Судя по каскаду фигур, у Иванова превосходное настроение.

— Мне камарада Иванов, улетая на задание, сказал, что если все будет хорошо, то перед посадкой сделает две «бочки». Ну вот видите, — ликует механик, — он сделал не две, а четыре — значит, республиканцы бомбили очень хорошо.

Панас рулит на свою стоянку. Обернувшись в нашу сторону, поднимает руку и показывает большой палец. Быстро отстегивает парашют и бегом направляется к командиру.

— Ну как?

Докладывая Минаеву о результатах полета, Панас сообщает, что к аэродрому противника республиканцы пришли в самый подходящий момент: фашистские летчики запускали моторы, только-только собирались вылетать. Заметив республиканские бомбардировщики, франкисты бросили свои самолеты и разбежались в разные стороны. После бомбометания на аэродроме горели пять «фиатов». На обратном пути встретилась группа вражеских истребителей, но тут подоспели «чатос». Среди них был самолет Анатолия Серова. Все республиканские бомбардировщики вернулись на свой аэродром. Иванов проводил их до места посадки.

— Хорошо, — говорит Минаев, выслушав доклад. — Хорошо, Панас!

Для того, чтобы читателю было понятно, почему вспыхнул, услышав эти слова, наш друг Иванов, я должен напомнить, что его звали Николаем, а «Панас» было имя, которым он в шутку подписал свою злополучную записку.

Николай Иванов (Панас).

«Панас»! — с того памятного дня это имя навсегда прикрепляется к Иванову. Постепенно мы все реже и реже называем его Николаем и все чаще — Панасом. Мы забываем историю с запиской, и сам Иванов уже не видит ничего обидного в имени Панас. Честное слово, это имя почему-то гораздо больше к нему подходит. И когда через год мы приезжаем в Скоморохи, стучимся в квартиру матери Иванова и спрашиваем ее: «Панас дома?», — она без удивления отвечает нам: «Дома, дома. Заходите». А спустя еще полгода, когда мы хороним Панаса, героически погибшего при испытании нового самолета, я читаю на надгробном обелиске его настоящее имя словно имя чужого, незнакомого человека: «Летчик-испытатель Николай Иванов».

Но вернемся к истории с запиской. Эта история имела продолжение.

Вскоре после полета Панас подошел ко мне:

— Пойдем покурим, Борис. Ты все еще сердишься на меня?

— Нет, уже не сержусь…

Панас закурил. Было заметно, что ему хочется высказаться. Надо знать Панаса — это очень искренний человек.

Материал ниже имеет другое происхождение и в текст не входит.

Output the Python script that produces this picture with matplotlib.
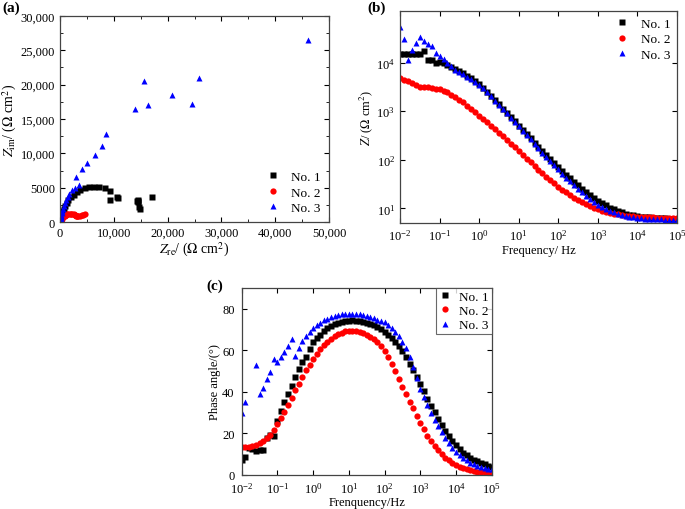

— Скажу только тебе, Борис, — произнес он наконец, — причем под строгим секретом.

— Опять что-нибудь натворил? — невольно накинулся я на него.

— Да, Борис! Но даю слово — это уже действительно в последний раз! Я им еще одну записку сбросил.

Я остолбенел.

— Всего три слова: «Поздравляю с переселением на небеса».

Я посмотрел на Панаса и… расхохотался. Ну что с ним поделаешь!

— А если бы удар по аэродрому оказался не таким удачным? — говорю ему, еле сдерживая смех.